Prior to Biden’s scheduled lecture, select student leaders from SGA and other student groups, were invited to an intimate meet-and-greet and short lecture with the former vice president.
Swain said one of the most powerful moments in that meeting came from a question asking what the university should be doing better, and Biden’s response that more selective institutions like Colgate are less likely to report sexual assault cases.
“He looked directly at President Casey and said, ‘this is something that you need to be doing. And for the men in the room, you need to be helping with this as well. This is a really big deal,’” Swain said.
O’Connor noted that, while she will remember the entirety of Biden’s visit as a highlight of her Colgate experience, the part she enjoyed most was the Q&A session.
“[Through question and answer], we got a sense of what [Biden] holds important,” she said.
In his conversation with President Casey, Biden said that he and President Obama always intended to allow the new administration room to grow, as most outgoing administrations have traditionally done with their successors.

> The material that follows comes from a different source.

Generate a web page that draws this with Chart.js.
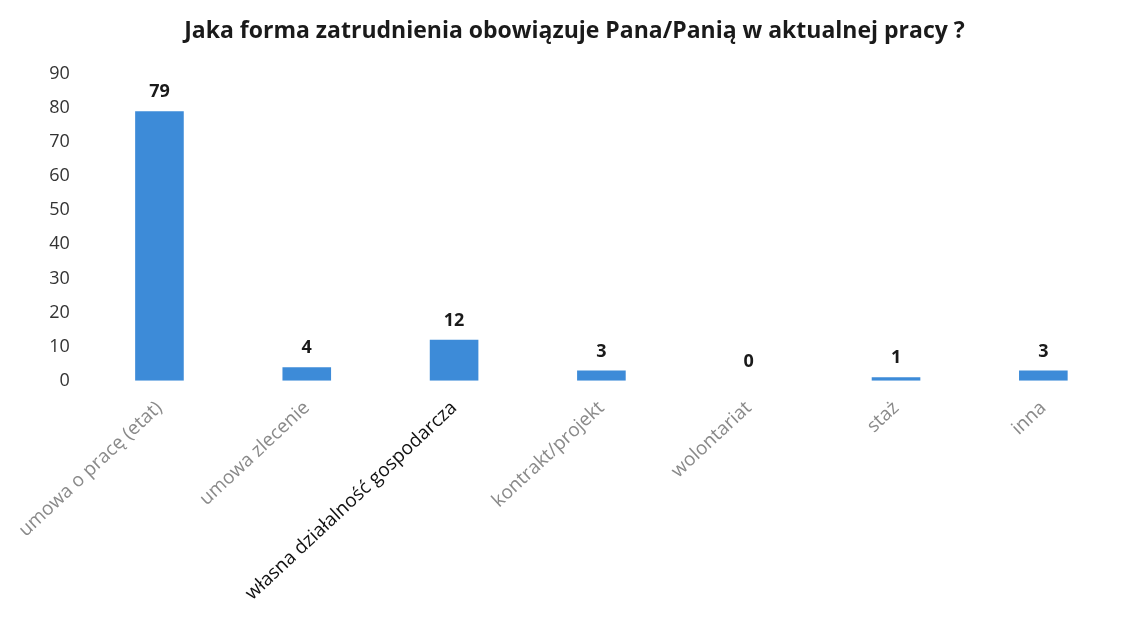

Earlier that day, President Trump and Speaker of the House Paul Ryan canceled a vote to repeal large portions of the Affordable Care Act, which had been a major campaign promise for Trump.
“We’re trying to be graceful, like every other former President and Vice President,” Biden said. “We’re meant to give the new team an opportunity, give them a shot. Turns out, we were basically giving them enough rope.”
While Biden said he believes that the overwhelming decency of Republicans in Congress will allow them to stiffen their backbones to President Trump in future matters as he said they did on Friday, there are some achievements made in the past eight years, which the Trump administration will not be able to erase, no matter how hard they try.
“The public has moved beyond their government,” Biden said. “They’re in a different place. And civil rights, and civil liberties – he will try [to reverse progress], but it will not stand.”
When President Casey followed up this point, asking Biden to address a crowd of students with palpable fear that progress in civil rights and liberties will be reversed, Biden stood up to speak directly to the audience, injecting unrelenting fervor in his words for the last twenty minutes of the event.
“The reason why it’s not going to happen is because of you,” he said. “You can’t remain silent.”
Following thirty-six years in the Senate, and eight more in the vice presidency, Biden is still confident that there are stronger forces uniting Americans than there are factors that divide them.
What he said worries him, however, are attempts by White House Chief Strategist Steve Bannon and President Trump to delegitimize those forces, our political institutions and the Fourth Estate.
“What is it that pulls us together?” Biden asked. “We agreed on a set of rules, broad rules. The court has the last word. The president has limited power. The Congress need be responsive. And the press is the referee. Sometimes they’re not wearing a striped shirt, but on balance, they do.”
Biden ended the night with a call-to-action, addressing the students packed in Sanford Field House and hanging on to his every word.
“We’re counting on you,” Biden said. “And no excuses. I got there when I was twenty-nine.”